На прощание министр поднес ему стопку марочного коньяка и посоветовал:

— Выпиши этому стрелку «Вечернюю Москву». И сам проверяй — читает ли. Это дело мы погасили. Но коли он и дальше будет так палить, хлопот не оберешься. К нам черномазые повадились. Глядишь, он президента или премьера дружественной державы за гориллу примет. Мировой скандал.

Существует анекдот — из черного юмора — про одного молодого солдата, который стоял на часах, когда к нему приехала мать из деревни. Он раз предупредил ее, чтобы та не подходила, раз он при исполнении служебных. А она слышать не хотела, ей бы сыночка обнять. Он раз предупредил, два, а на третий выполнил свой боевой долг — уложил старушку. А потом, стоя опять на часах и любовно оглаживая рукавом орден, думал мечтательно: скоро батя приедет.
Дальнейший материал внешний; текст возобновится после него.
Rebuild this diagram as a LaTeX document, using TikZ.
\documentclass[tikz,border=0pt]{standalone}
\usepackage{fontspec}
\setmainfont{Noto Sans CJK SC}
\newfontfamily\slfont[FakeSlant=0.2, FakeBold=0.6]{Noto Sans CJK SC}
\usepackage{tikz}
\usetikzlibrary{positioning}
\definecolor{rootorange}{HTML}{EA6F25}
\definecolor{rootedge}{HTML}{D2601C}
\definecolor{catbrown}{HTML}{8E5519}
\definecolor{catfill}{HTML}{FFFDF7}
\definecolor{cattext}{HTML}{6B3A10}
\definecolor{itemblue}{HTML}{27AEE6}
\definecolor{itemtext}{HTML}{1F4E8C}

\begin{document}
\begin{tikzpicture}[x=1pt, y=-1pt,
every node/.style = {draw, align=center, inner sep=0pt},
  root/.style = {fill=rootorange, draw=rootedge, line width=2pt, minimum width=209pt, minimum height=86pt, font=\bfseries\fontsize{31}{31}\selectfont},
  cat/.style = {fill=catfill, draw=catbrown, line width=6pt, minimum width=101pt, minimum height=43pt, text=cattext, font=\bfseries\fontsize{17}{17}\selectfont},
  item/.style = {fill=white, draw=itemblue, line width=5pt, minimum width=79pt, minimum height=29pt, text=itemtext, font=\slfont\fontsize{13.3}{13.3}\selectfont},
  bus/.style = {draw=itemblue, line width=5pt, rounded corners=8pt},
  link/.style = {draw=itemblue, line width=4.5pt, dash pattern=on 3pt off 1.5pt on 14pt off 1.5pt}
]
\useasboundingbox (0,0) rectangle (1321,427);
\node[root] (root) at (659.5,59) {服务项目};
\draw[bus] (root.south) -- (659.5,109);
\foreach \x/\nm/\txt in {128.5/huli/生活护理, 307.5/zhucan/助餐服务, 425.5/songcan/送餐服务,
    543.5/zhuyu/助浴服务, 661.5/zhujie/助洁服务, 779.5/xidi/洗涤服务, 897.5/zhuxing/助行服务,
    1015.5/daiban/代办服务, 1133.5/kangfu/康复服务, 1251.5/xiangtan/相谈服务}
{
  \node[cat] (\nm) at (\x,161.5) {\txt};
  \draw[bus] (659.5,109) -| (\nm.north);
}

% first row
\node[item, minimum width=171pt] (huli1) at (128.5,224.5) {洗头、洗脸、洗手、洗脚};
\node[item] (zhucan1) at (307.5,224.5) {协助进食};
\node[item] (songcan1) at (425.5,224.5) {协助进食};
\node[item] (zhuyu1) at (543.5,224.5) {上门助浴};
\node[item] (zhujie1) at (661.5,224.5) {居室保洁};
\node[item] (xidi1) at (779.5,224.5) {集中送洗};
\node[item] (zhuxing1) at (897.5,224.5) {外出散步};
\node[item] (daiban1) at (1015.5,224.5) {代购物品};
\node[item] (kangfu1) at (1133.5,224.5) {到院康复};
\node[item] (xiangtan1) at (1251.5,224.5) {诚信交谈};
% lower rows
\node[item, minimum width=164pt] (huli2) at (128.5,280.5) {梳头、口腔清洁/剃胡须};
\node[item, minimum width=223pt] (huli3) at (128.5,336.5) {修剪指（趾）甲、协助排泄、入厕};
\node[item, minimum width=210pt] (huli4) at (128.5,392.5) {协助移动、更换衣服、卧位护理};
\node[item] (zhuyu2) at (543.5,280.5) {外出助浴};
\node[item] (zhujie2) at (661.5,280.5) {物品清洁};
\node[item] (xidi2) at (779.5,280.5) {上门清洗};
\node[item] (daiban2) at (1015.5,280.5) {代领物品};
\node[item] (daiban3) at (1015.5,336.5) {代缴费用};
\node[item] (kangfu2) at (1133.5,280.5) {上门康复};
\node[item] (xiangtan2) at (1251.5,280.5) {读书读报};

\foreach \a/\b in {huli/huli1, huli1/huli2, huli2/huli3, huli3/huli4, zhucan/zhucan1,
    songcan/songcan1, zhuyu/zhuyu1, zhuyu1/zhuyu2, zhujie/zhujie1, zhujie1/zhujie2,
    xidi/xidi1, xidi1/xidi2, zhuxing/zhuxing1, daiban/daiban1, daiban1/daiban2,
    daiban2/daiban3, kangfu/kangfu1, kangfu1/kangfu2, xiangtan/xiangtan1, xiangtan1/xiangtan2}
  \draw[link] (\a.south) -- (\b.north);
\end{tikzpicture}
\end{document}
С Глотовым все было по-другому. Он, конечно, радовался медали, любовно натирал тальком, драил. Сфотографировался с нею. Приобрел ленточку серую с полосками и прикрепил к будничному кителю. Но не стремился к повторению подвига. Он читал «Вечернюю Москву» от передовицы, где остро ставилась проблема дворников, до сообщения в черной рамке о том, что «смерть вырвала». Он долго по отсутствию навыка читал «смерть вырвало». Подполковник поначалу, что ни день, гонял его по всем четырем полосам, а потом бросил, поняв, что парень не просто приохотился к чтению, а прямо-таки жить не может без правдивого вечернего слова самого популярного печатного органа столицы.

Для Глотова открылись новые миры, он никогда не предполагал, что жизнь так захватывающе интересна и богата. Сколько в ней событий, происшествий, зрелищ, необыкновенных людей, сколько каждый день новых покойников. Оказывается, живешь изо дня в день: служба, стрельба, посидухи, горячее потное женское тело под ладонью, а люди в это время умирают от тяжелых продолжительных болезней, от аварий, катастроф, скоропостижно и преждевременно, и скорбит жена, дети, родители, близкие друзья и несколько загадочная группа товарищей. А оставшиеся в живых играют в футбол, городки и другие игры, лазают по горам, переплывают океан на щепке, одерживают победы в конкурсах пианистов, скрипачей и певцов, дуются в шахматы и шашки, берут обязательства, борются за звание лучшего, целыми производственными бригадами, лестничными площадками, прилавками подступают к коммунизму, а Израиль тем временем собирается уничтожить арабский мир и все прогрессивное человечество. Последнее стало не на шутку тревожить Глотова. Он попытался отыскать на карте грозного агрессора и не сумел. Страна оказалась тайной, она спряталась, как сыпнотифозная вошь в бельевых швах, в складках мироздания.